Cement is ten times more expensive in Papua (an Indonesian island) than in Jakarta (the capital). Power infrastructure is inadequate with at least 15 million households lacking access to electricity. Energy consumption per capita is the lowest amongst seven major East Asian EM peers. Indonesia has the lowest broadband and Internet penetration of its peer group, except for India. This all adds to the cost of doing business, erodes competitiveness, discourages investment and reduces Indonesia’s growth potential.

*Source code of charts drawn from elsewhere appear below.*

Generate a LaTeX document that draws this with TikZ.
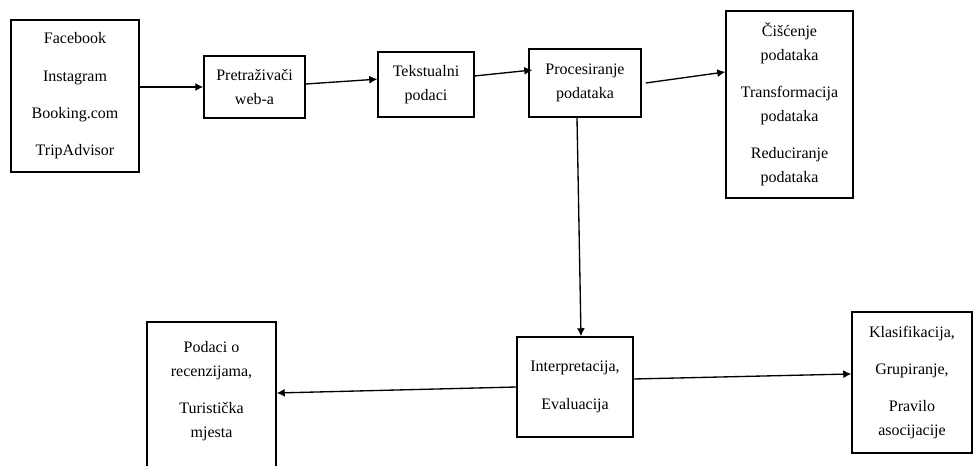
\documentclass[tikz,border=0pt]{standalone}
\usepackage{fontspec}
\setmainfont{Liberation Serif}
\usetikzlibrary{arrows.meta}

\begin{document}
\begin{tikzpicture}[x=0.75pt, y=-0.75pt,
  box/.style={draw, line width=1.1pt, align=center, inner sep=0pt,
    font=\fontsize{12}{18}\selectfont},
  txt/.style={align=center, inner sep=0pt, font=\fontsize{12}{18}\selectfont},
  arr/.style={line width=1pt, -{Latex[length=6pt, width=6pt]}}]
  \useasboundingbox (0,0) rectangle (973,466);
  \node[box, minimum width=96pt, minimum height=114pt] (src) at (75,96)
    {Facebook\\[10pt] Instagram\\[10pt] Booking.com\\[10pt] TripAdvisor};
  \node[box, minimum width=75.75pt, minimum height=46.5pt] (web) at (254.5,87)
    {Pretraživači\\ web-a};
  \node[box, minimum width=72pt, minimum height=48.75pt] (tekst) at (426,84.5)
    {Tekstualni\\ podaci};
  \node[box, minimum width=84pt, minimum height=51pt] (proc) at (585,83)
    {Procesiranje\\ podataka};
  \node[box, minimum width=95.25pt, minimum height=140.25pt] (prep) at (789.5,104.5)
    {Čišćenje\\ podataka\\[10pt] Transformacija\\ podataka\\[10pt] Reduciranje\\ podataka};
  \node[box, minimum width=87pt, minimum height=75pt] (interp) at (575,387)
    {Interpretacija,\\[10pt] Evaluacija};
  \node[box, minimum width=96.75pt, minimum height=111pt] (rez) at (211.5,396) {};
  \node[txt] (rezt) at (211.5,391)
    {Podaci o\\ recenzijama,\\[10pt] Turistička\\ mjesta};
  \node[box, minimum width=90pt, minimum height=105.75pt] (klas) at (912,382.5)
    {Klasifikacija,\\[10pt] Grupiranje,\\[10pt] Pravilo\\ asocijacije};
  \draw[arr] (src.east |- web.west) -- (web.west);
  \draw[arr] ([yshift=2.25pt]web.east) -- ([yshift=4pt]tekst.west);
  \draw[arr] ([yshift=6.4pt]tekst.east) -- ([xshift=3pt, yshift=9.75pt]proc.west);
  \draw[arr] ([xshift=3pt]proc.east) -- ([yshift=24.4pt]prep.west);
  \draw[arr] ([xshift=-6pt]proc.south) -- ([xshift=4.5pt]interp.north);
  \draw[arr] (interp.west) -- ([yshift=2.25pt]rez.east);
  \draw[arr] ([yshift=6pt]interp.east) -- ([yshift=6.4pt]klas.west);
\end{tikzpicture}
\end{document}
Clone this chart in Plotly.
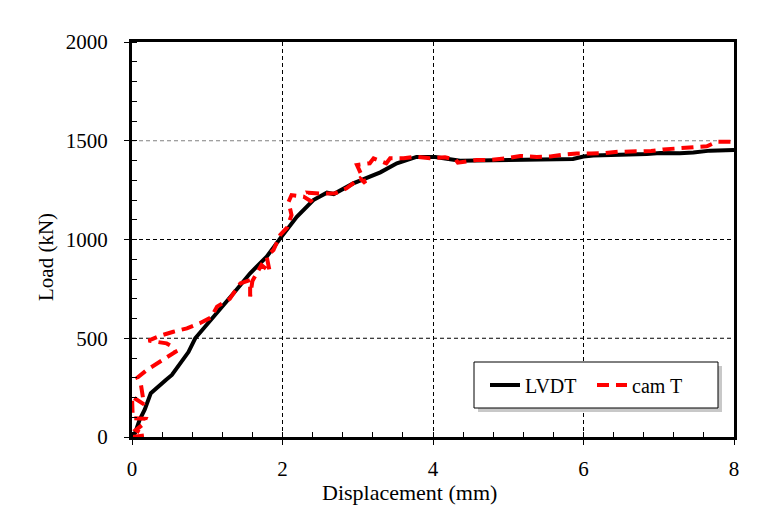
import plotly.graph_objects as go

# LVDT series (Displacement mm, Load kN)
lvdt_x = [0, 0.04, 0.1, 0.17, 0.25, 0.34, 0.45, 0.53, 0.66, 0.75, 0.84, 0.97, 1.08, 1.17,
          1.35, 1.57, 1.79, 1.97, 2.19, 2.41, 2.59, 2.68, 2.94, 3.3, 3.52, 3.78, 4.03,
          4.36, 5.07, 5.69, 5.86, 6.0, 6.13, 6.84, 7.02, 7.28, 7.46, 7.68, 8.0]
lvdt_y = [0, 20, 86, 140, 222, 255, 289, 314, 381, 430, 500, 558, 600, 643,
          728, 829, 913, 1006, 1115, 1200, 1237, 1230, 1284, 1340, 1386, 1418, 1418,
          1399, 1402, 1408, 1408, 1420, 1425, 1433, 1438, 1437, 1440, 1450, 1453]

# cam T series
cam_x = [0, 0.17, 0.05, 0.15, 0.18, 0.01, 0.0, 0.16, 0.12, 0.07, 0.2, 0.42, 0.58, 0.55,
         0.46, 0.22, 0.37, 0.55, 0.73, 0.9, 1.05, 1.13, 1.3, 1.44, 1.57, 1.57, 1.6, 1.72,
         1.83, 1.79, 1.88, 1.97, 2.06, 2.12, 2.08, 2.12, 2.28, 2.39, 2.34, 2.52, 2.7, 2.85,
         3.03, 3.1, 2.99, 3.16, 3.21, 3.38, 3.43, 3.61, 3.76, 3.96, 4.16, 4.3, 4.33, 4.58,
         4.76, 4.98, 5.16, 5.38, 5.56, 5.73, 5.91, 6.1, 6.28, 6.46, 6.71, 6.9, 7.06, 7.28,
         7.46, 7.64, 7.77, 8.0]
cam_y = [0, 8, 35, 65, 92, 95, 205, 165, 262, 300, 340, 390, 432, 455,
         474, 488, 512, 533, 550, 576, 605, 660, 700, 778, 795, 711, 790, 871,
         837, 913, 947, 1023, 1060, 1124, 1190, 1225, 1217, 1191, 1237, 1232, 1234, 1259,
         1310, 1285, 1377, 1386, 1411, 1386, 1411, 1411, 1419, 1411, 1416, 1405, 1389, 1403,
         1403, 1411, 1423, 1418, 1420, 1430, 1436, 1436, 1437, 1444, 1446, 1448, 1456, 1462,
         1464, 1472, 1495, 1495]

x_ticks = [0, 2, 4, 6, 8]
y_ticks = [0, 500, 1000, 1500, 2000]
y_grid = [500, 1000, 1500]
y_grid_colors = ["black", "black", "#808080"]

FONT = "Liberation Serif"

fig = go.Figure()
fig.add_trace(go.Scatter(x=lvdt_x, y=lvdt_y, mode="lines", name="LVDT",
                         line=dict(color="black", width=4)))
fig.add_trace(go.Scatter(x=cam_x, y=cam_y, mode="lines", name="cam T",
                         line=dict(color="#ff0000", width=4, dash="12px,7px")))

L, R, T, B = 132, 42, 42, 86
W, H = 776, 523
pw, ph = W - L - R, H - T - B

def px2x(px):
    return (px - L) / pw

def px2y(py):
    return (H - B - py) / ph

shapes = []
for yv, c in zip(y_grid, y_grid_colors):
    shapes.append(dict(type="line", xref="paper", yref="y", x0=0, x1=1, y0=yv, y1=yv,
                       line=dict(color=c, width=1, dash="4px,3px"), layer="below"))
# legend shadow and frame
shapes.append(dict(type="rect", xref="paper", yref="paper",
                   x0=px2x(478), x1=px2x(722), y0=px2y(412), y1=px2y(366),
                   fillcolor="#c8c8c8", line=dict(width=0), layer="above"))
shapes.append(dict(type="rect", xref="paper", yref="paper",
                   x0=px2x(474), x1=px2x(718), y0=px2y(408), y1=px2y(362),
                   fillcolor="white", line=dict(color="black", width=1), layer="above"))

fig.update_layout(
    width=W, height=H,
    margin=dict(l=L, r=R, t=T, b=B, autoexpand=False),
    paper_bgcolor="white", plot_bgcolor="white",
    font=dict(family=FONT, size=21, color="black"),
    showlegend=True,
    legend=dict(orientation="h", x=px2x(485), y=px2y(385), xanchor="left", yanchor="middle",
                bgcolor="rgba(0,0,0,0)", borderwidth=0,
                font=dict(family=FONT, size=20), entrywidth=62,
                tracegroupgap=0),
    shapes=shapes,
    annotations=[
        dict(text="Displacement (mm)", xref="paper", yref="paper", x=px2x(409), y=px2y(492),
             showarrow=False, font=dict(family=FONT, size=22), xanchor="center", yanchor="middle"),
        dict(text="Load (kN)", xref="paper", yref="paper", x=px2x(46), y=px2y(257),
             showarrow=False, textangle=-90, font=dict(family=FONT, size=21),
             xanchor="center", yanchor="middle"),
    ],
)

fig.update_xaxes(range=[0, 8], tickvals=x_ticks, ticktext=[str(v) for v in x_ticks],
                 showline=True, linewidth=3, linecolor="black", mirror=True,
                 ticks="outside", ticklen=5, tickwidth=1, tickcolor="black",
                 showgrid=True, gridcolor="black", gridwidth=1, griddash="4px,3px",
                 zeroline=False, ticklabelstandoff=6, tickfont=dict(size=21),
                 minor=dict(ticks="inside", ticklen=5, dtick=0.4, tickcolor="black",
                            showgrid=False))
fig.update_yaxes(range=[0, 2000], tickvals=y_ticks, ticktext=[str(v) for v in y_ticks],
                 showline=True, linewidth=3, linecolor="black", mirror=True,
                 ticks="outside", ticklen=5, tickwidth=1, tickcolor="black",
                 showgrid=False, zeroline=False, ticklabelstandoff=12, tickfont=dict(size=21),
                 minor=dict(ticks="inside", ticklen=5, dtick=100, tickcolor="black",
                            showgrid=False))

fig.write_html("out.html")
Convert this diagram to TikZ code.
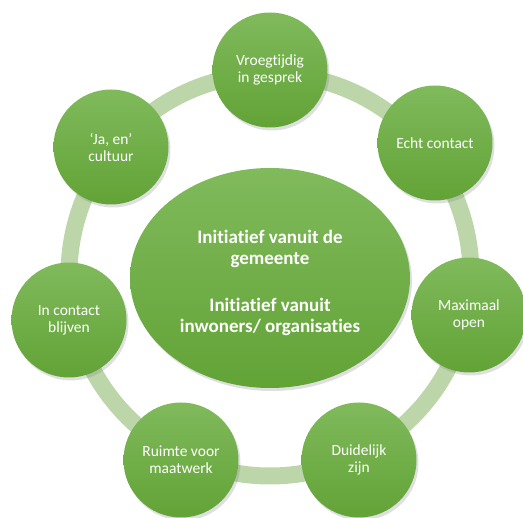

The poor state of infrastructure is probably already having a negative impact on growth. McKinsey estimates that deteriorating infrastructure is restraining GDP growth by 3-4 percentage points every year. Infrastructure dilapidation is the main reason why QNB Group forecasts growth below trend at 5 percent in 2015-18. There is a downside risk that growth could be even slower over the medium term, should infrastructure crumble under the weight of its growing population, crippling the development of the private sector.
Overall, Indonesia’s long-term potential should continue to make it one of the fastest economies in the world. However, short term instability and poor infrastructure mean that Indonesia is failing to realise its full potential. Much will depend on the outcome of parliamentary and presidential elections in 2014. Once the elections are out of the way, a new government committed to infrastructure development could eventually unleash the caged tiger that is Indonesia’s private sector.